A renowned legal practitioner, Fitzgerald Kamara said that such a move will amount to the party implicitly accepting the results, which it intends to challenge.
“As lawyers we owe an ethical duty to represent the best interests of the Client. Elections are challenged by petitioning the results before the Courts. Any decision by the APC to abandon legal redress is regrettable,” Kamara, popularly known as JFK, who once contested for the presidential ticket of the party, wrote in a tweet.
“Implicitly, the APC have acquiesced and accepted the outcome,” he added.
The APC in its statement accused the Electoral Commission of Sierra Leone (ECSL) of colluding with the incumbent Sierra Leone People’s Party of President Julius Maada Bio to rig the June 24 general elections.
Bio was declared winner with 56. 17 percent of the vote cast, ahead of APC’s Samural Kamara with 41.16 percent.
Western elections observers have criticized the electoral commission for failing to ensure transparency in the counting process.
According to the APC, the decision to take this boycott route followed wide consultation within the party’s general membership.
And some of the people who support the party’s move argue that the justice system can’t be trusted because it is under the control of the incumbent. But Fitzgerald Kamara, who himself presided over the sector as Attorney-General and Minister of Justice under the Ernest Bai Koroma-led APC administration from 2016 to 2018, said institutional failure has been a perennial problem that only needed fixing.
“Such institutional failure has been perennial for decades, but its importance still relevant. Time to fix it,” he wrote.
It appears that Fitzgerald Kamara isn’t the only APC member who thinks boycott is the wrong way to go.
Alfred Peter Conteh, former Chairman of the Interim Transitional Governance Committee of the party, has been vocal about the actions of its current leadership.
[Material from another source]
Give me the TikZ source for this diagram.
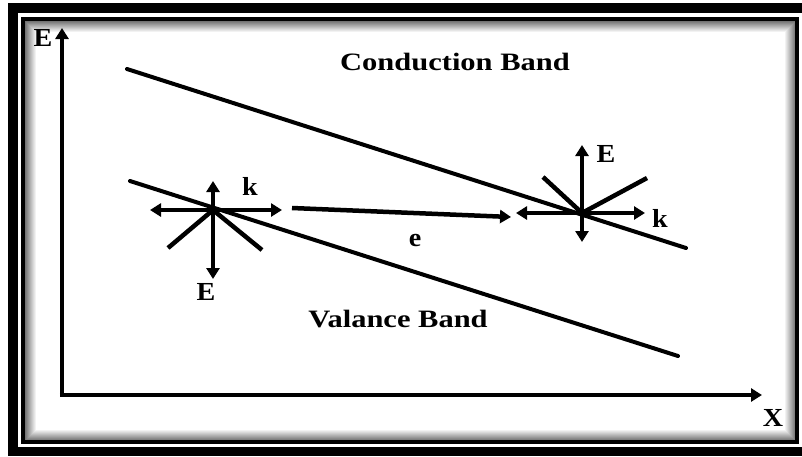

He said that boycotting the governance of the country as a way of challenging the outcome of the elections will destroy the party’s political existence.
“We will not allow unpatriotic members of the APC to destroy our party’s political existence,” he said in a tweet.
On Saturday evening the electoral Commission announced results for parliamentary elections as well as the chairmen and mayors’ contest.
The results show that the incumbent SLPP has made significant gains in parliament, winning a massive majority of 81 seats, against APC’s 54 seats.
Only the two leading parties will make up the House of Representatives in the next parliament, according to the data released by ECSL, thanks to the proportional representation system which saw heavy weights like Dr Kandeh Yumkella and all independent candidates losing their seats.
But the APC keeps the crucial mayoral seat of Freetown, which was tightly contested between incumbent Mayor Yvonne Aki-Sawyer and Mohamed Gento Kamara of the SLPP.